It's Time to Move Beyond Conflict
On December 11, 2008, thirty rail industry and government leaders gathered in the US Capitol Building to discuss ways of improving coordination among rail transportation public- and private-sector stakeholders. I co-facilitated this five hour conversation with Barbara Gray, Director of Penn State University’s Center for Research in Conflict and Negotiation. In light of our government’s recent failed attempt to stimulate housing ownership through the private financial industry, I felt we needed to consider how the public and private sectors can collaborate more effectively and with more integrity.
Coordinating across industries, sectors, organizations, agencies, and indeed political parties requires collaboration, consensus-based decision-making processes, and respect. Our governing system, however, is structured to manage competing “factions” instead. Competition in the marketplace, competition for government attention, and competitive debate, rather than thoughtful deliberation, have all acted to stifle our collective ability to address the thornier issues of our day.

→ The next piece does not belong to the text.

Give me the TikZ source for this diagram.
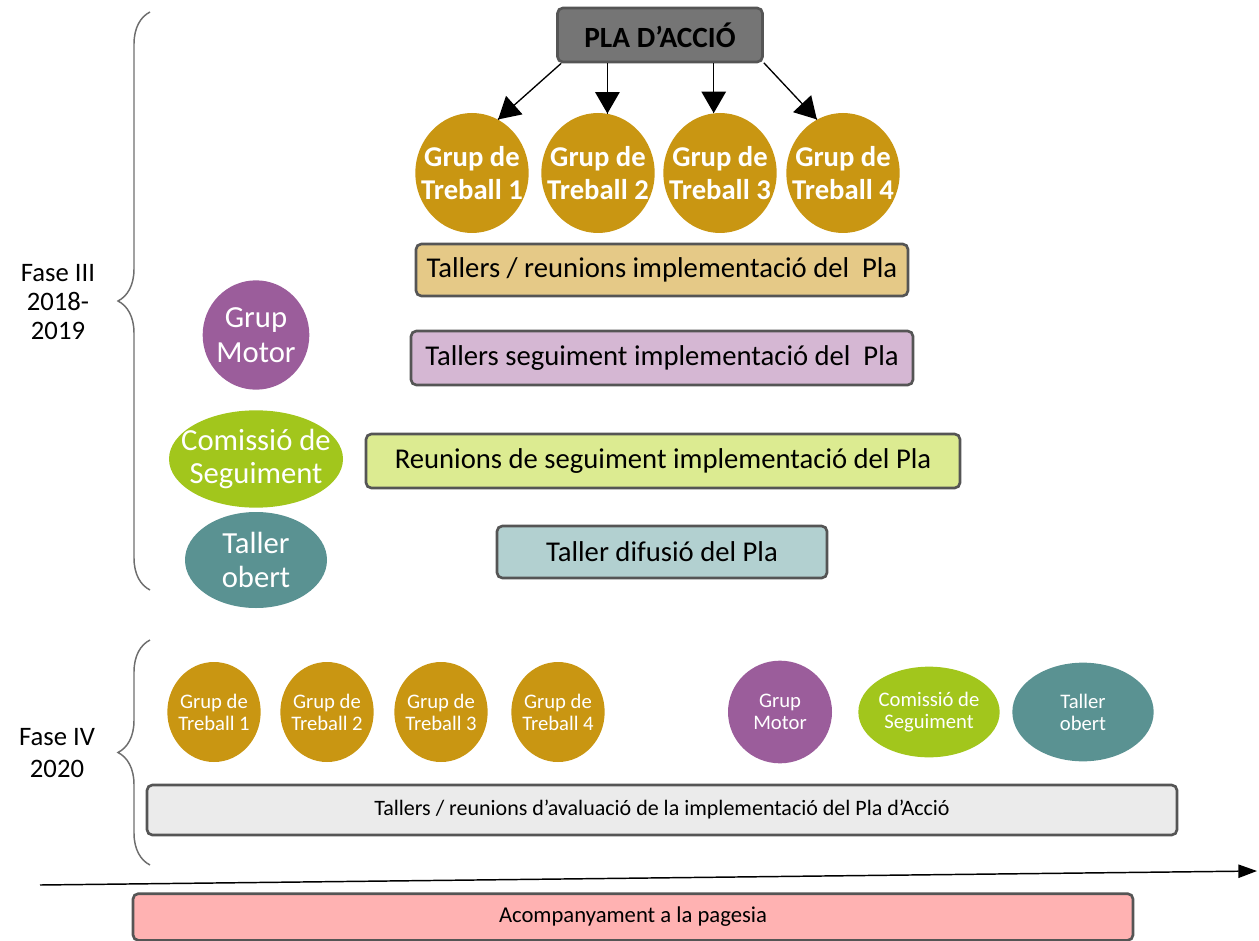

As a nation of competitors, can we now redraw our battle lines, so to speak? Can labor sit down productively with management, can railroads coordinate with the community, and can shippers collaborate with transportation providers? Can government partner with private industry, and most importantly, can we have all stakeholders’ input, not just the most powerful? Can we create new pathways for coordinating commercial activity and related public policy to better meet our national needs? If we can, we must confront the sophisticated task of creating new forums and new methods for all stakeholders to think, plan, and act productively. Vested-interest representatives, individually beseeching government for attention, stymie our collective intelligence, no matter how transparent we make that process.
”Preserving competition in the marketplace,” by itself, is an incomplete regulatory principle that must be augmented with thoughtful collaboration if we are to produce an optimal, sustainable transportation system. When we saw the need for paving muddy roads to and from the railroads in the early 20th century, we missed the opportunity to thoughtfully integrate the newly developing freight highway system with the highly developed rail system. The resulting competition in commerce and public policy triggered a disastrous shrinkage of the rail system, delivering a suboptimal transportation system, the costs of which we are only now beginning to face.
More than money is needed to improve our transportation system. Bridging the gaps in communication and coordination is paramount. There is no shortage of intelligence in the public or private sectors, but gathering and applying this intelligence faces institutional barriers and legal and regulatory prohibitions, born of a system based on competition and mistrust. Government, industry, and informed citizenry currently relate from an insufficient distance, interacting through commissions, hearings, studies, reports, and recommendations, when the keys to real results are agreements, commitments, and action plans. Our diverse group of December 11 participants provided valuable insight into these barriers, and did excellent work deliberating potential ways to address them.
We at OnTrackAmerica are not the only ones to take notice of these impediments to progress. The Federal Highway Administration's "Freight Story 2008" reads (with emphasis added), "Creative and ad hoc arrangements are often required through pooled fund studies and multi-state coalitions to plan and invest in freight corridors that span regions and even the continent, but there are few institutional arrangements that coordinate this activity." It goes on to say that "[M]ost solutions to freight problems require joint action by both public and private sectors. Financial, planning, and other institutional mechanisms for developing and implementing joint efforts have been limited, inhibiting effective measures to improve the performance and minimize the public costs of the freight transportation system."
Advancing beyond these "limited institutional mechanisms," we need to think and work together across a wider range of interests. Not only is it time to coordinate across transportation modes, it is time to coordinate among companies and facilities within modes. We can no longer afford the inefficiency of one port, for example, taking business away from another port when we need a port “system” that is maximally efficient as a whole. Our multi-faceted challenges and limited funding resources call for new ways to interact in business and government, whereby the power of collaboration sits effectively alongside the power of competition.